Charts and diagrams as code:
>> START
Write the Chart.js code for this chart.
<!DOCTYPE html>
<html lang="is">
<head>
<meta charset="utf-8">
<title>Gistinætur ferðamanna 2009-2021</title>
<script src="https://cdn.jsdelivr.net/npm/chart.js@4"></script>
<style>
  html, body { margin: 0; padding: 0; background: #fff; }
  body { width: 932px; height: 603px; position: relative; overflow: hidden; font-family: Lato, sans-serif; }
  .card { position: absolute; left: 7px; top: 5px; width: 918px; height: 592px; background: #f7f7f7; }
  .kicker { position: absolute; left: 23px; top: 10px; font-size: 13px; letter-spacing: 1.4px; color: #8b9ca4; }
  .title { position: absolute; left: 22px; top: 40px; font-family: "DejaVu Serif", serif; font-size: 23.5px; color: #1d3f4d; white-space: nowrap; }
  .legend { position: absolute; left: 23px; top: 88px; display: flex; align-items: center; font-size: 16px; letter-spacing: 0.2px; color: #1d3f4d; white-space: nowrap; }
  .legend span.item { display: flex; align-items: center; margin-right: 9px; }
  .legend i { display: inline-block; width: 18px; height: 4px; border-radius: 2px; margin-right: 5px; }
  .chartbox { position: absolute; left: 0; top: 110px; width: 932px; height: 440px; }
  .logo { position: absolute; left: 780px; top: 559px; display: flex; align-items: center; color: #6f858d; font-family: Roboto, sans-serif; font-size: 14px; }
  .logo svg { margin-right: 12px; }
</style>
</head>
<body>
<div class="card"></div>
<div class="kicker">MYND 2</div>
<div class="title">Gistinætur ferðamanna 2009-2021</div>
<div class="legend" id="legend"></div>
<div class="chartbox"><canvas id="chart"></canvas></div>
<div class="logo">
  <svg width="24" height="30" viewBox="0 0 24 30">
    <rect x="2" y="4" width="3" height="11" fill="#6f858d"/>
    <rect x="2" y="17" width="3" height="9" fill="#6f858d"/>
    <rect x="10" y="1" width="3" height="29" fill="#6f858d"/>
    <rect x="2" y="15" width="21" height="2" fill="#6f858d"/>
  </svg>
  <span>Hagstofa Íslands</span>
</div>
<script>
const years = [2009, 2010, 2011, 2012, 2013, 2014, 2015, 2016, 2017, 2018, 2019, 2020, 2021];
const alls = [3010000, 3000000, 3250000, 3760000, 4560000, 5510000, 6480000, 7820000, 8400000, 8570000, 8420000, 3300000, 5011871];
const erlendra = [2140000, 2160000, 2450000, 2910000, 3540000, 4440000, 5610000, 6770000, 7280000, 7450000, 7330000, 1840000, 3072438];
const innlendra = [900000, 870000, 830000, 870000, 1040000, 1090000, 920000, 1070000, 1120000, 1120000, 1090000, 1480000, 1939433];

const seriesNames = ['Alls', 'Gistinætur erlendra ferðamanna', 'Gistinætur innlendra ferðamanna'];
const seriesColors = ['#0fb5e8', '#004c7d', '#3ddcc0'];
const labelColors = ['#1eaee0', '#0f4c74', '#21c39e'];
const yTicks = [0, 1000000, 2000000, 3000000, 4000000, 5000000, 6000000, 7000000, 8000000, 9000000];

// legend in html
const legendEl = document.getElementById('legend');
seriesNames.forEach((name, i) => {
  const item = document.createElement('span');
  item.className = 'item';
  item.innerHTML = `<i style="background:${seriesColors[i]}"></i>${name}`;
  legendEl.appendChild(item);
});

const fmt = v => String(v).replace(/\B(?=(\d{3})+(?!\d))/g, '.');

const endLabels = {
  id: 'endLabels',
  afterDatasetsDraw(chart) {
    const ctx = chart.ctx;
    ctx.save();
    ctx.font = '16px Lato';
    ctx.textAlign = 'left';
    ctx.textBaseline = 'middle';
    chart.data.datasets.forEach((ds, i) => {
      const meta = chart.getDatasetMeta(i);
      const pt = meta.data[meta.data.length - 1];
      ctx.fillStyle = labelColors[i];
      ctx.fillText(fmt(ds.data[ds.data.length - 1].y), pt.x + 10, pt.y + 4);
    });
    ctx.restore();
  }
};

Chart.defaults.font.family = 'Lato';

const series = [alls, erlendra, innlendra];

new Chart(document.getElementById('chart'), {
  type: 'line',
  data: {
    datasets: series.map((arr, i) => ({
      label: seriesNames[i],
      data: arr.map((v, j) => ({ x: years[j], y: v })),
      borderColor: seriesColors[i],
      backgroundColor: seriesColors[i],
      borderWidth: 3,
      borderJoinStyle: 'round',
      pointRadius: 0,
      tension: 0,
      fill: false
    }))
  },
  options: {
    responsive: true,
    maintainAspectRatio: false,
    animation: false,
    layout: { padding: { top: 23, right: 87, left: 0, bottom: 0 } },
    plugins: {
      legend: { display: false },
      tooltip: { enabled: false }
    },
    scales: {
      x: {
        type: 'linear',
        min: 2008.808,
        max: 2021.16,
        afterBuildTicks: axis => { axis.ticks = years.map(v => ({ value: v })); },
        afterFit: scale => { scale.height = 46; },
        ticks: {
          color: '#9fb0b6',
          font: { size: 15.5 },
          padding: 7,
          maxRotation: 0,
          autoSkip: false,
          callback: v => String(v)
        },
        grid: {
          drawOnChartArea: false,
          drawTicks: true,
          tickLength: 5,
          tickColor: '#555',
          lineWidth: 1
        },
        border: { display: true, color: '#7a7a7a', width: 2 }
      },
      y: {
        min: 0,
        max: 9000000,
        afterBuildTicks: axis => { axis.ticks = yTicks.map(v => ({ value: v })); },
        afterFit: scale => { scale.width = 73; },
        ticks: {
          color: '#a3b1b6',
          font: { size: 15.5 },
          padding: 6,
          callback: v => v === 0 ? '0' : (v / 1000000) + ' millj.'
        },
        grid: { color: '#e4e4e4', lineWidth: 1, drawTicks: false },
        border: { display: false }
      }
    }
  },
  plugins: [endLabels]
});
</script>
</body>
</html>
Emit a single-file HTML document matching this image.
>> END
EXERCISE DIRECTIONS: Every entry must be quoted exactly as it appears above.

TASK RESULT:
Write the Chart.js code for this chart.
<!DOCTYPE html>
<html lang="is">
<head>
<meta charset="utf-8">
<title>Gistinætur ferðamanna 2009-2021</title>
<script src="https://cdn.jsdelivr.net/npm/chart.js@4"></script>
<style>
  html, body { margin: 0; padding: 0; background: #fff; }
  body { width: 932px; height: 603px; position: relative; overflow: hidden; font-family: Lato, sans-serif; }
  .card { position: absolute; left: 7px; top: 5px; width: 918px; height: 592px; background: #f7f7f7; }
  .kicker { position: absolute; left: 23px; top: 10px; font-size: 13px; letter-spacing: 1.4px; color: #8b9ca4; }
  .title { position: absolute; left: 22px; top: 40px; font-family: "DejaVu Serif", serif; font-size: 23.5px; color: #1d3f4d; white-space: nowrap; }
  .legend { position: absolute; left: 23px; top: 88px; display: flex; align-items: center; font-size: 16px; letter-spacing: 0.2px; color: #1d3f4d; white-space: nowrap; }
  .legend span.item { display: flex; align-items: center; margin-right: 9px; }
  .legend i { display: inline-block; width: 18px; height: 4px; border-radius: 2px; margin-right: 5px; }
  .chartbox { position: absolute; left: 0; top: 110px; width: 932px; height: 440px; }
  .logo { position: absolute; left: 780px; top: 559px; display: flex; align-items: center; color: #6f858d; font-family: Roboto, sans-serif; font-size: 14px; }
  .logo svg { margin-right: 12px; }
</style>
</head>
<body>
<div class="card"></div>
<div class="kicker">MYND 2</div>
<div class="title">Gistinætur ferðamanna 2009-2021</div>
<div class="legend" id="legend"></div>
<div class="chartbox"><canvas id="chart"></canvas></div>
<div class="logo">
  <svg width="24" height="30" viewBox="0 0 24 30">
    <rect x="2" y="4" width="3" height="11" fill="#6f858d"/>
    <rect x="2" y="17" width="3" height="9" fill="#6f858d"/>
    <rect x="10" y="1" width="3" height="29" fill="#6f858d"/>
    <rect x="2" y="15" width="21" height="2" fill="#6f858d"/>
  </svg>
  <span>Hagstofa Íslands</span>
</div>
<script>
const years = [2009, 2010, 2011, 2012, 2013, 2014, 2015, 2016, 2017, 2018, 2019, 2020, 2021];
const alls = [3010000, 3000000, 3250000, 3760000, 4560000, 5510000, 6480000, 7820000, 8400000, 8570000, 8420000, 3300000, 5011871];
const erlendra = [2140000, 2160000, 2450000, 2910000, 3540000, 4440000, 5610000, 6770000, 7280000, 7450000, 7330000, 1840000, 3072438];
const innlendra = [900000, 870000, 830000, 870000, 1040000, 1090000, 920000, 1070000, 1120000, 1120000, 1090000, 1480000, 1939433];

const seriesNames = ['Alls', 'Gistinætur erlendra ferðamanna', 'Gistinætur innlendra ferðamanna'];
const seriesColors = ['#0fb5e8', '#004c7d', '#3ddcc0'];
const labelColors = ['#1eaee0', '#0f4c74', '#21c39e'];
const yTicks = [0, 1000000, 2000000, 3000000, 4000000, 5000000, 6000000, 7000000, 8000000, 9000000];

// legend in html
const legendEl = document.getElementById('legend');
seriesNames.forEach((name, i) => {
  const item = document.createElement('span');
  item.className = 'item';
  item.innerHTML = `<i style="background:${seriesColors[i]}"></i>${name}`;
  legendEl.appendChild(item);
});

const fmt = v => String(v).replace(/\B(?=(\d{3})+(?!\d))/g, '.');

const endLabels = {
  id: 'endLabels',
  afterDatasetsDraw(chart) {
    const ctx = chart.ctx;
    ctx.save();
    ctx.font = '16px Lato';
    ctx.textAlign = 'left';
    ctx.textBaseline = 'middle';
    chart.data.datasets.forEach((ds, i) => {
      const meta = chart.getDatasetMeta(i);
      const pt = meta.data[meta.data.length - 1];
      ctx.fillStyle = labelColors[i];
      ctx.fillText(fmt(ds.data[ds.data.length - 1].y), pt.x + 10, pt.y + 4);
    });
    ctx.restore();
  }
};

Chart.defaults.font.family = 'Lato';

const series = [alls, erlendra, innlendra];

new Chart(document.getElementById('chart'), {
  type: 'line',
  data: {
    datasets: series.map((arr, i) => ({
      label: seriesNames[i],
      data: arr.map((v, j) => ({ x: years[j], y: v })),
      borderColor: seriesColors[i],
      backgroundColor: seriesColors[i],
      borderWidth: 3,
      borderJoinStyle: 'round',
      pointRadius: 0,
      tension: 0,
      fill: false
    }))
  },
  options: {
    responsive: true,
    maintainAspectRatio: false,
    animation: false,
    layout: { padding: { top: 23, right: 87, left: 0, bottom: 0 } },
    plugins: {
      legend: { display: false },
      tooltip: { enabled: false }
    },
    scales: {
      x: {
        type: 'linear',
        min: 2008.808,
        max: 2021.16,
        afterBuildTicks: axis => { axis.ticks = years.map(v => ({ value: v })); },
        afterFit: scale => { scale.height = 46; },
        ticks: {
          color: '#9fb0b6',
          font: { size: 15.5 },
          padding: 7,
          maxRotation: 0,
          autoSkip: false,
          callback: v => String(v)
        },
        grid: {
          drawOnChartArea: false,
          drawTicks: true,
          tickLength: 5,
          tickColor: '#555',
          lineWidth: 1
        },
        border: { display: true, color: '#7a7a7a', width: 2 }
      },
      y: {
        min: 0,
        max: 9000000,
        afterBuildTicks: axis => { axis.ticks = yTicks.map(v => ({ value: v })); },
        afterFit: scale => { scale.width = 73; },
        ticks: {
          color: '#a3b1b6',
          font: { size: 15.5 },
          padding: 6,
          callback: v => v === 0 ? '0' : (v / 1000000) + ' millj.'
        },
        grid: { color: '#e4e4e4', lineWidth: 1, drawTicks: false },
        border: { display: false }
      }
    }
  },
  plugins: [endLabels]
});
</script>
</body>
</html>
Emit a single-file HTML document matching this image.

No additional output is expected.